Réforme de la SNCF et histoire des chemins de fer

A la suite de la nième réforme de la SNCF sur la longue route de sa privatisation (pourquoi d’ailleurs ne pose-t-on jamais carrément la question?), je suis tombé sur quelques références intéressantes sur la période de fondation de l’entreprise nationale par excellence, la SNCF.

Tout d’abord, une publication de socio, sur le sujet de l’attrait pour la privatisation du train en France. L’auteur y rappelle que la SNCF n’a jamais été une administration ou un pur service public sans obligation marchande, et ce, dès sa création (une création par nationalisation consensuelle et non punitive). Dès les années 50, la SNCF fait du benchmarking avec les sociétés ferroviaires américaines ou japonaises. Les fermetures de lignes commencent dès la création (-10%) puis se poursuit dans les années 60 (-50% par rapport à 1938…) ne laissant quasiment que le réseau en étoile que l’on connaît.

Une autre publication, sur l’ancêtre de la CFTA/Véolia environnement, nous donne une information intéressante sur l’état de santé des lignes secondaires en 1912 (avant la création de la SNCF donc, et avant la concurrence de la voiture): leur rentabilité était de 1.2%! Autant dire que le problème de « la ligne de train gouffre financier » ne date pas d’aujourd’hui… Que faisaient donc les acteurs économiques (privés) de l’époque pour compenser ces pertes?

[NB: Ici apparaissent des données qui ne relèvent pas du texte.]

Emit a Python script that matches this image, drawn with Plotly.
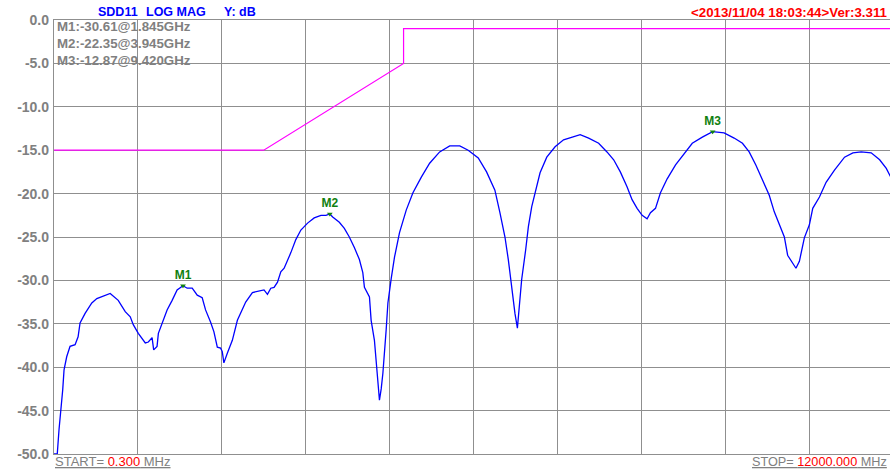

Appel à l’État, de façon régulière et massive, à travers des « garanties d’intérêt », c’est à dire des versements d’argent public (ici plus de 4M de francs or pour 1911, sur un bilan de 109M, soit un peu moins de 4%).

Pourquoi alors faire des trains? Parce que l’intérêt social du système ferroviaire dépasse de loin la stricte rentabilité (ou non) des lignes elles-mêmes. On pourrait aujourd’hui parler de réchauffement climatique et d’objectifs d’émissions de CO2, domaine dans lequel l’action européenne est d’une nullité achevée, mais avant la création de la SNCF, on pensait aménagement du territoire. Exemple avec la compagnie du midi, qui, de 1852 à 1937, participe à l’aménagement des landes, à la commercialisation du vin, en suscitant largement la création des chambres d’agricultures et de commerce, produit du naissain d’huîtres, réempoissonne des lacs et des étangs (Thau), promeut l’augmentation de la production agricole, la création de coopérative, créée un « cluster » pour l’économie des Pyrénées (rassemblement universitaire, notables et entreprises pour la croissance de l’économie de l’époque), expose du matériel agricole dans ses gares, produit de l’électricité (341KWh en 1937), lance le développement de la station balnéaire d’Arcachon (qui est revendue ensuite….) puis des stations de Cauterêts, Font-Romeu, SuperBagnères et Eaux-bonnes, construit la route du Tourmalet au pic du midi… alors même que la Compagnie du Midi est, à l’époque, une société purement privée.

Bref, l’état d’esprit « service public » dans le ferroviaire date de bien avant la SNCF, et il me semble possible qu’il ait été plus malmené durant les années de règne de celle-ci que durant le siècle de gestion par concession régulée au privé entre 1830 et 1938. En tout cas, il est bien loin de l’esprit de la réforme Macron, à laquelle il ne survivra que s’il est porté à nouveau par des volontés locales comme celle des fondateurs de la société du Midi. L’Auvergne n’en prend clairement pas le chemin, hélas.